Можно поставить и третий вопрос: как объяснить феномен свободы воли в свете детерминированности мозговых процессов? Однако главными являются первые два вопроса, от решения которых во многом зависит ответ на последний вопрос.

В современных нейрофизиологических исследованиях эти вопросы неизбежно возникают, но они далеко не всегда четко выражены и осмыслены. Для их решения, как правило, явно или неявно используются метафизические или метанаучные посылки, которые определяют различные теоретические конструкции в психофизиологии.

О некоторых типичных подходах к проблеме «сознание и мозг»

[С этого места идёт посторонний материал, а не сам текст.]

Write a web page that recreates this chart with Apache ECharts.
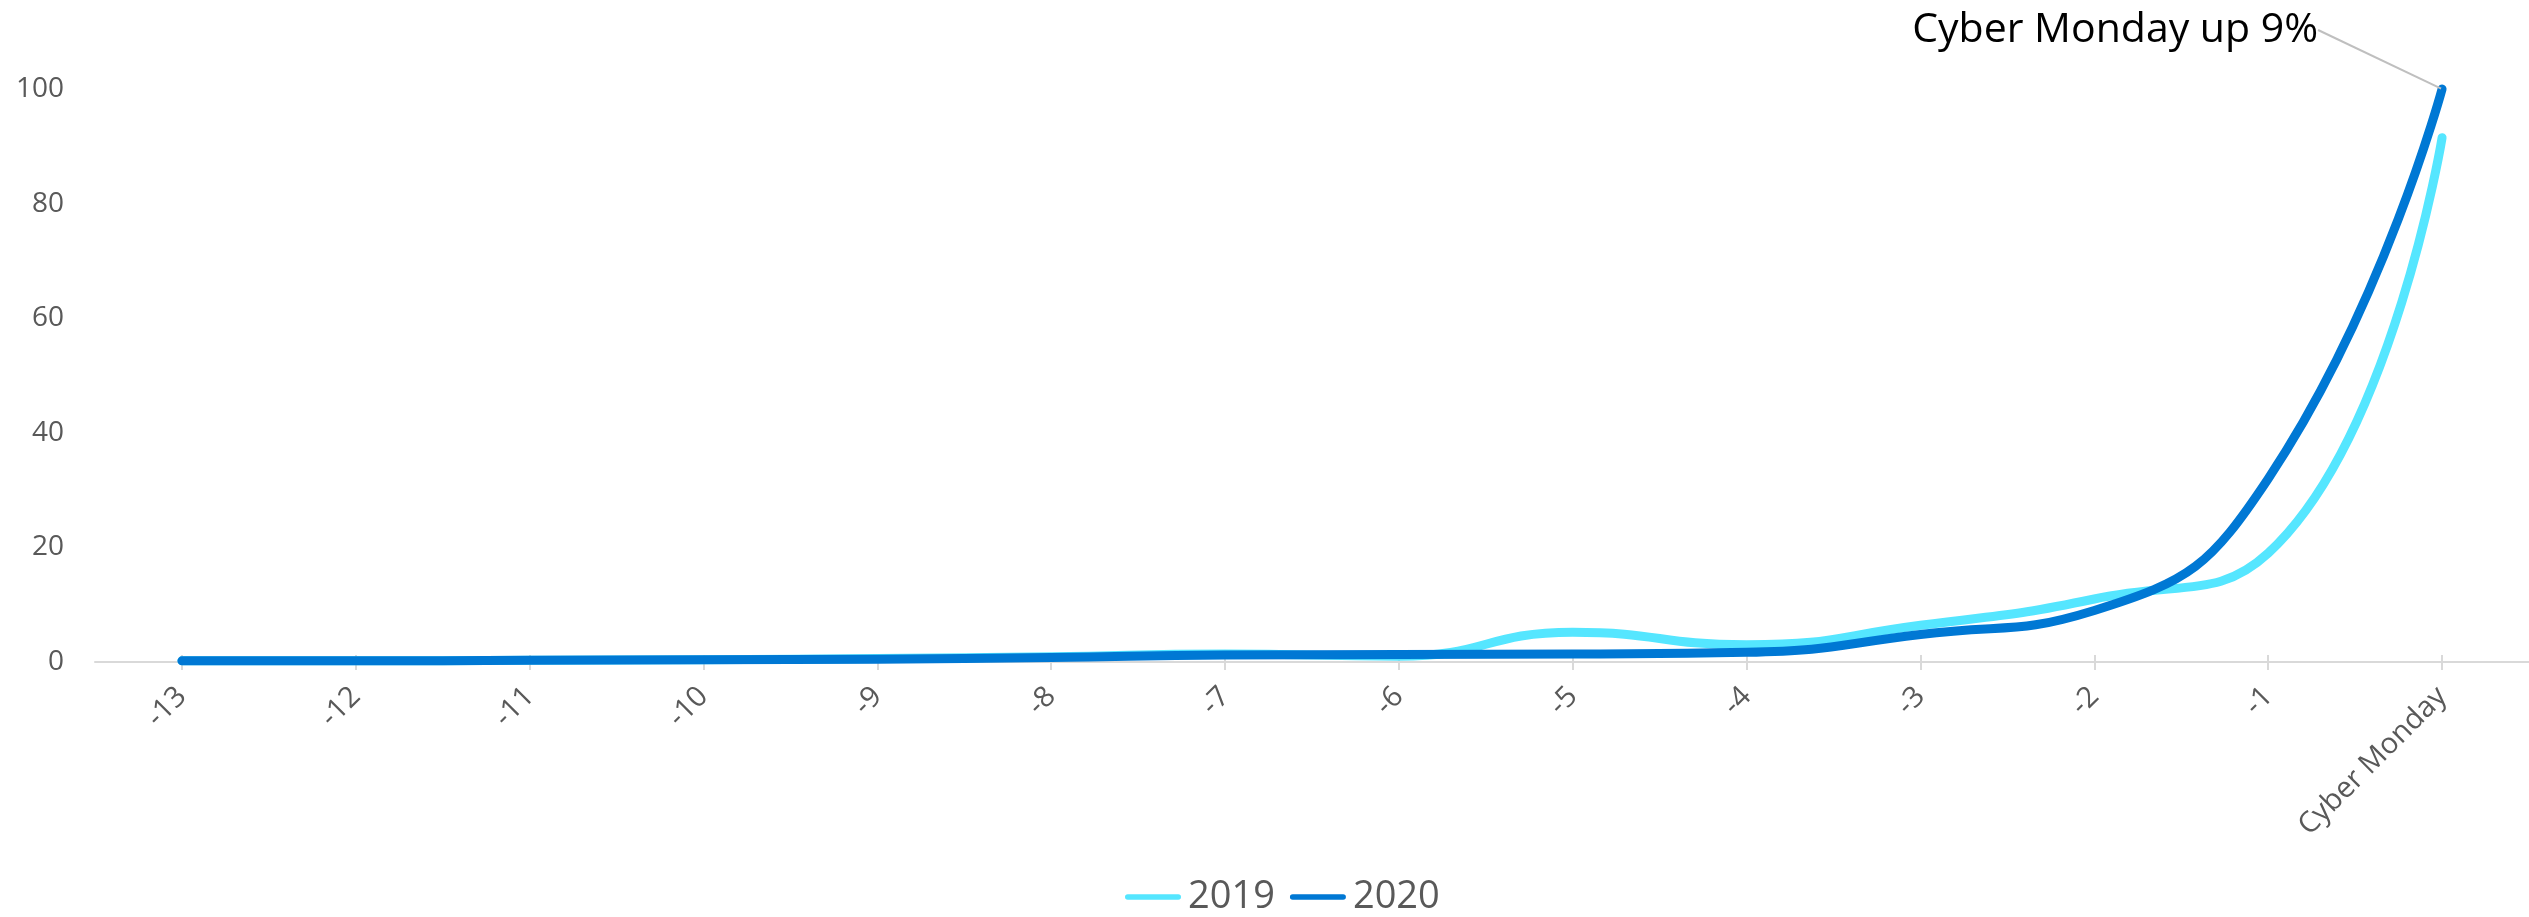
<!DOCTYPE html>
<html>
<head>
<meta charset="utf-8">
<script src="https://cdn.jsdelivr.net/npm/echarts@6/dist/echarts.min.js"></script>
<style>
  html, body { margin: 0; padding: 0; background: #ffffff; }
  #chart { width: 2529px; height: 917px; }
</style>
</head>
<body>
<div id="chart"></div>
<script>
// ---- Data ----
const categories = ['-13', '-12', '-11', '-10', '-9', '-8', '-7', '-6', '-5', '-4', '-3', '-2', '-1', 'Cyber Monday'];
const seriesNames = ['2019', '2020'];
const values2019 = [0.2, 0.2, 0.3, 0.4, 0.6, 0.9, 1.4, 1.0, 5.2, 3.0, 6.4, 11.0, 19.0, 91.5];
const values2020 = [0.2, 0.2, 0.3, 0.4, 0.5, 0.8, 1.2, 1.3, 1.4, 1.7, 4.8, 9.0, 32.0, 100];
const yTicks = [0, 20, 40, 60, 80, 100];
const annotationText = 'Cyber Monday up 9%';

const FONT = '"Open Sans", "Noto Sans", sans-serif';
const chart = echarts.init(document.getElementById('chart'), null, { renderer: 'canvas' });

const lastIdx = values2020.length - 1;
const data2020 = values2020.map((v, i) => i === lastIdx ? {
  value: v,
  symbol: 'circle',
  symbolSize: 2,
  label: {
    show: true,
    position: 'left',
    distance: 5,
    formatter: annotationText,
    color: '#000000',
    fontSize: 41,
    fontFamily: FONT
  },
  labelLine: { show: true, lineStyle: { color: '#bfbfbf', width: 2 } }
} : { value: v, symbol: 'none' });

chart.setOption({
  animation: false,
  backgroundColor: '#ffffff',
  grid: { left: 95, right: -1, top: 89, bottom: 255, containLabel: false },
  legend: {
    data: seriesNames,
    left: 1120,
    top: 873,
    itemWidth: 56,
    itemHeight: 7,
    itemGap: 15,
    icon: 'path://M5,0 H95 A5,5 0 0 1 95,10 H5 A5,5 0 0 1 5,0 Z',
    textStyle: { fontSize: 38, color: '#595959', fontFamily: FONT, padding: [0, 0, 0, 2] }
  },
  xAxis: [{
    type: 'category',
    data: categories,
    boundaryGap: true,
    axisLine: { show: true, lineStyle: { color: '#d9d9d9', width: 2 } },
    axisTick: { show: true, alignWithLabel: true, length: 8, lineStyle: { color: '#d9d9d9', width: 2 } },
    axisLabel: { rotate: 45, margin: 30, fontSize: 29, color: '#595959', fontFamily: FONT, interval: 0 },
    splitLine: { show: false }
  }, {
    type: 'category',
    data: categories,
    boundaryGap: true,
    position: 'bottom',
    axisLine: { show: false },
    axisTick: { show: true, inside: true, alignWithLabel: true, length: 7, lineStyle: { color: '#d9d9d9', width: 2 } },
    axisLabel: { show: false },
    splitLine: { show: false }
  }],
  yAxis: {
    type: 'value',
    min: yTicks[0],
    max: yTicks[yTicks.length - 1],
    interval: yTicks[1] - yTicks[0],
    axisLine: { show: false },
    axisTick: { show: false },
    splitLine: { show: false },
    axisLabel: { margin: 31, fontSize: 28, color: '#595959', fontFamily: FONT }
  },
  series: [{
    name: seriesNames[0],
    type: 'line',
    data: values2019,
    smooth: 0.5,
    showSymbol: false,
    symbol: 'none',
    clip: false,
    color: '#55e6ff',
    lineStyle: { color: '#55e6ff', width: 9, cap: 'round', join: 'round' }
  }, {
    name: seriesNames[1],
    type: 'line',
    data: data2020,
    smooth: 0.5,
    showSymbol: true,
    showAllSymbol: true,
    symbol: 'none',
    clip: false,
    color: '#0078d4',
    itemStyle: { color: '#0078d4' },
    lineStyle: { color: '#0078d4', width: 9, cap: 'round', join: 'round' },
    labelLayout: { dx: -118, dy: -59 }
  }]
});
</script>
</body>
</html>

Общие ответы на поставленные выше два вопроса в той или иной мере восходят к философским, метафизическим посылкам, большей частью материалистического или дуалистического типа. Представители психофизиологии и нейронаук, за небольшим исключением, принимают материалистическую позицию как нечто само собой разумеющееся, хотя именно для нее научное объяснение сознания и представляет наибольшие трудности. Гораздо «легче», на первый взгляд, тем, кто исповедует посылки дуализма. Не случайно ряд выдающихся нейрофизиологов и психофизиологов предпочитали именно дуалистическую позицию. Среди них: Ч.Шеррингтон, Дж. Экклз, У.Пенфилд (3, 4, 5). Это было вызвано тем, что они считали совершенно неприемлемой как бихевиористскую, так и физикалистскую редукцию сознания, полагали дуалистическую позицию более приемлемой для его теоретического объяснения. В самом деле, если вы считаете, что: 1) существуют две противоположные субстанции - духовная и материальная - и 2) они способны взаимодействовать друг с другом (обратите внимание, что здесь надо принять два постулата!), - то тогда сразу снимаются главные теоретические трудности. Дух воздействует на

эпифиз, как у Декарта, или на синапсы, как у Экклза, а дальше все происходит чисто физиологически. Соответственно признается и обратное воздействие.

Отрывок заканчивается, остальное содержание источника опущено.